Challenge
Exactly the lines from the line containing "Give me the matplotlib source for this chart." through the line containing "plt.rcParams['mathtext.default'] = 'regular'" are to be echoed, with both included and pictures left out.

Given entries
┌──
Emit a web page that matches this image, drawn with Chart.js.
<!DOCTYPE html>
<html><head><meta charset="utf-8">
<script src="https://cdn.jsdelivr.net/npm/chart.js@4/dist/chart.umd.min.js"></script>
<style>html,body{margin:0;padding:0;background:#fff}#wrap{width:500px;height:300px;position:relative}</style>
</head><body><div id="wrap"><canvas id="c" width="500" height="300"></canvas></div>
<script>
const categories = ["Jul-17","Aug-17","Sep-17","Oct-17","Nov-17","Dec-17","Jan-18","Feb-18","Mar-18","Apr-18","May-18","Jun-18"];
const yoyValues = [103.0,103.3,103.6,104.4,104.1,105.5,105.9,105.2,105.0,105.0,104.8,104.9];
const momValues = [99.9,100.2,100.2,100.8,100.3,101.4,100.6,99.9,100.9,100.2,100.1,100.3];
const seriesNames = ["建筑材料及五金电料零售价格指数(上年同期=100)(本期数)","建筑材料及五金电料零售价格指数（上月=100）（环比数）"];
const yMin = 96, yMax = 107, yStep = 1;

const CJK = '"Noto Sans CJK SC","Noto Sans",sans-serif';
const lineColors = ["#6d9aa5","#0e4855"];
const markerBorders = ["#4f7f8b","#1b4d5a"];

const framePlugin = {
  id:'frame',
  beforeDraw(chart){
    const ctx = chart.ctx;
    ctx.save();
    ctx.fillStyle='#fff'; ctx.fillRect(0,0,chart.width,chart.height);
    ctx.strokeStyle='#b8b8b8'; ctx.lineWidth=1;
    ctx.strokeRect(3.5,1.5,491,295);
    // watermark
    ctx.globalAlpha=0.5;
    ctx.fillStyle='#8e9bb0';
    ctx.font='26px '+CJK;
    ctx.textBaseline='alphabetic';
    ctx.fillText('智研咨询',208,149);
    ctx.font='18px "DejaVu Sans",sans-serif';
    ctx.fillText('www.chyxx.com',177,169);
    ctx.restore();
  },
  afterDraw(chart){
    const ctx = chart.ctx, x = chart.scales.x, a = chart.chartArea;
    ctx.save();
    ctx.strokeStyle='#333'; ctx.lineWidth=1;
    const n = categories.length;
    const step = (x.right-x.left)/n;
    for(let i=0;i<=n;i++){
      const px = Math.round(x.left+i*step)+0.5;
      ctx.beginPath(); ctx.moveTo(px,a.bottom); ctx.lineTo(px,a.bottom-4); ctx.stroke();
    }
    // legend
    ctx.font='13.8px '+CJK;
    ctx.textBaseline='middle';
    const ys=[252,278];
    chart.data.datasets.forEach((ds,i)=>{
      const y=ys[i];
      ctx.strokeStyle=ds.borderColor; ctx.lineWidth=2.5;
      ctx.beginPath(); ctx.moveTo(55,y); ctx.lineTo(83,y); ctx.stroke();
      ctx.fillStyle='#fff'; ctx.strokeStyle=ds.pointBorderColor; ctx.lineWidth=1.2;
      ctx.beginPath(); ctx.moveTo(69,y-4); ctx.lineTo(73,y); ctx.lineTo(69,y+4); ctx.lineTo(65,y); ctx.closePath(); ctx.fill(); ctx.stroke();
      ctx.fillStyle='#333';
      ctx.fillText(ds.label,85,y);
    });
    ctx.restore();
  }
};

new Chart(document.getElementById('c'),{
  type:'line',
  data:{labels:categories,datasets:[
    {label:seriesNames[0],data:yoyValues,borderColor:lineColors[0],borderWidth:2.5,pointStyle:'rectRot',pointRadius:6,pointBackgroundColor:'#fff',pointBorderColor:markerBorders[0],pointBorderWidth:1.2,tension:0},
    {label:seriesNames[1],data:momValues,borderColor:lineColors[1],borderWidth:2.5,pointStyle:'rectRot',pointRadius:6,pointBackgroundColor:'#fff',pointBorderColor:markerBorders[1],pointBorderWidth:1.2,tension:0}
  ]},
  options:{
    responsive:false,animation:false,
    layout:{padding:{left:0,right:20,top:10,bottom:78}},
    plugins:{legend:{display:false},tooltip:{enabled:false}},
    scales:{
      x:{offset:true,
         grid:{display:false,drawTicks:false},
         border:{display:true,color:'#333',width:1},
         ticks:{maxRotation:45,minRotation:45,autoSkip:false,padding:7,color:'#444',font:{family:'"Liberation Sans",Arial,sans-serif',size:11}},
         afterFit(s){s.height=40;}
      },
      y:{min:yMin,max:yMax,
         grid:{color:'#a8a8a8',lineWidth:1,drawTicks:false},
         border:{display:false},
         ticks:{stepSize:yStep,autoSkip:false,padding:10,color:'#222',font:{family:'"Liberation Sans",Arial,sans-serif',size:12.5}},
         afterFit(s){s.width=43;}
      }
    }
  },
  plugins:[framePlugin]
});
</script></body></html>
└──
┌──
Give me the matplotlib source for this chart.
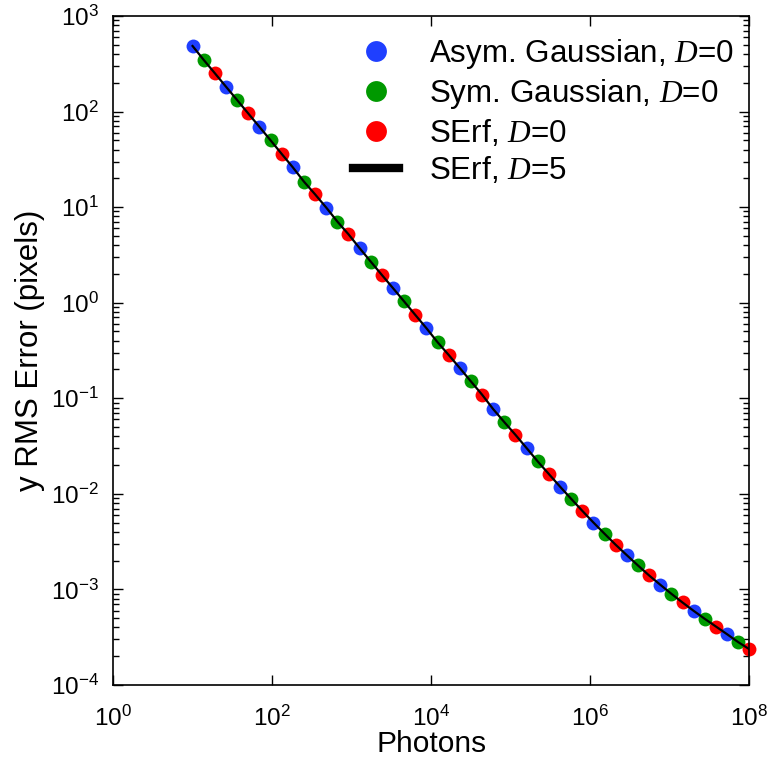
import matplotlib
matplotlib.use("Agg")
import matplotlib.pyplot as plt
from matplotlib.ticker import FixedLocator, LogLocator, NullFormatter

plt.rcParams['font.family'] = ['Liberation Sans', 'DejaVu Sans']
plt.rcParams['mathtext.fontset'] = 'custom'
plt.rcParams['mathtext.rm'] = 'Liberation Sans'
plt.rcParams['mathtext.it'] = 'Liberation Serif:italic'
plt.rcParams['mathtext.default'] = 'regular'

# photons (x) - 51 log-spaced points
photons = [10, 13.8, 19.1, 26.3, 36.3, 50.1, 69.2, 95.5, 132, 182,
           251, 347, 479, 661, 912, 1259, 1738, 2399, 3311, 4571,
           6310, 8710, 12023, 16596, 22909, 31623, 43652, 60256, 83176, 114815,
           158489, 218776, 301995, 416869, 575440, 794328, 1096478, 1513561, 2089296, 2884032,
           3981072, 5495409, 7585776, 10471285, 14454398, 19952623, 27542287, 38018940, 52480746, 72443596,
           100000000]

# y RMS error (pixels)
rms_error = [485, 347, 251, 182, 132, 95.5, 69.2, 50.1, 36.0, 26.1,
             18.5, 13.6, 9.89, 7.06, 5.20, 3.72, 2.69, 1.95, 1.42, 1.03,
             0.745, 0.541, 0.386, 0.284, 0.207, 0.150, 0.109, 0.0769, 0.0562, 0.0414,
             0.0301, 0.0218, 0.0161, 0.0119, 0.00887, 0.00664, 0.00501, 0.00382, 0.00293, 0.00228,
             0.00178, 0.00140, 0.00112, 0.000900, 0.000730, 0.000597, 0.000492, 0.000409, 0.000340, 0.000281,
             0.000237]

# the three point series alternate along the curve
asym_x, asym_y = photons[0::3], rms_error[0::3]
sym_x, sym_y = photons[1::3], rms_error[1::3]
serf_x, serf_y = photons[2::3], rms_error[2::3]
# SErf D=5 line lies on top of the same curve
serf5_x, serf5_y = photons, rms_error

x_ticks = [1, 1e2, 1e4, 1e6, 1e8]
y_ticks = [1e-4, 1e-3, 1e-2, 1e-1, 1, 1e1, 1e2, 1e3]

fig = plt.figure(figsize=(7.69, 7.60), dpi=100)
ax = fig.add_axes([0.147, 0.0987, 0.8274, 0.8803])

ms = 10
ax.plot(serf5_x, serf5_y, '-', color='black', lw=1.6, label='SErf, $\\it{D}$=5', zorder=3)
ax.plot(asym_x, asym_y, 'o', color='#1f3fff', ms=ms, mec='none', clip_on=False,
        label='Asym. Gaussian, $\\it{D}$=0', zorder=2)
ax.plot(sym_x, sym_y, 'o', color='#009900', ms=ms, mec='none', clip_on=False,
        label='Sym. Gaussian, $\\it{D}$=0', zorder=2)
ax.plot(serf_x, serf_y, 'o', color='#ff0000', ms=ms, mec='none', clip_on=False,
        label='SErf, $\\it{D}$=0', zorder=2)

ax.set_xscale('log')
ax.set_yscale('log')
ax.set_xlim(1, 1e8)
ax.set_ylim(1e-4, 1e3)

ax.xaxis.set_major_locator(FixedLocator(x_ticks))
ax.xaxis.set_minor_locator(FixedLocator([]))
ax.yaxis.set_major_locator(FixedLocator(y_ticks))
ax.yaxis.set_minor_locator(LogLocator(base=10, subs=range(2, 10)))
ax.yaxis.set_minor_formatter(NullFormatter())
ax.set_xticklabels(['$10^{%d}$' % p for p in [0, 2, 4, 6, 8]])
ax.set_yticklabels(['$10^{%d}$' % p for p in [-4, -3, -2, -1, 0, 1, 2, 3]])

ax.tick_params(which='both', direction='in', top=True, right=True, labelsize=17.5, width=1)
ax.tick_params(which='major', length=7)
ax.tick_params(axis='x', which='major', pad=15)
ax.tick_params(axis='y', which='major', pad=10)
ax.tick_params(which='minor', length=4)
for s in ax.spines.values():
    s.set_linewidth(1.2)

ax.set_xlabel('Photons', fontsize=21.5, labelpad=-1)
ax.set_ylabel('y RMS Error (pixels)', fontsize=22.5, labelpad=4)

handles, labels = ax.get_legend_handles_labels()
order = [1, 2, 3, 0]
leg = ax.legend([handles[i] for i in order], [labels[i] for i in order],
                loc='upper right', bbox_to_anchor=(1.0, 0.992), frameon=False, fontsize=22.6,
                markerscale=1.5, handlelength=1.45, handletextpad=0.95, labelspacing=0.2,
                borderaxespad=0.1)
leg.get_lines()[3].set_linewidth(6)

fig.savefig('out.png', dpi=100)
└──
Task solution
Give me the matplotlib source for this chart.
import matplotlib
matplotlib.use("Agg")
import matplotlib.pyplot as plt
from matplotlib.ticker import FixedLocator, LogLocator, NullFormatter

plt.rcParams['font.family'] = ['Liberation Sans', 'DejaVu Sans']
plt.rcParams['mathtext.fontset'] = 'custom'
plt.rcParams['mathtext.rm'] = 'Liberation Sans'
plt.rcParams['mathtext.it'] = 'Liberation Serif:italic'
plt.rcParams['mathtext.default'] = 'regular'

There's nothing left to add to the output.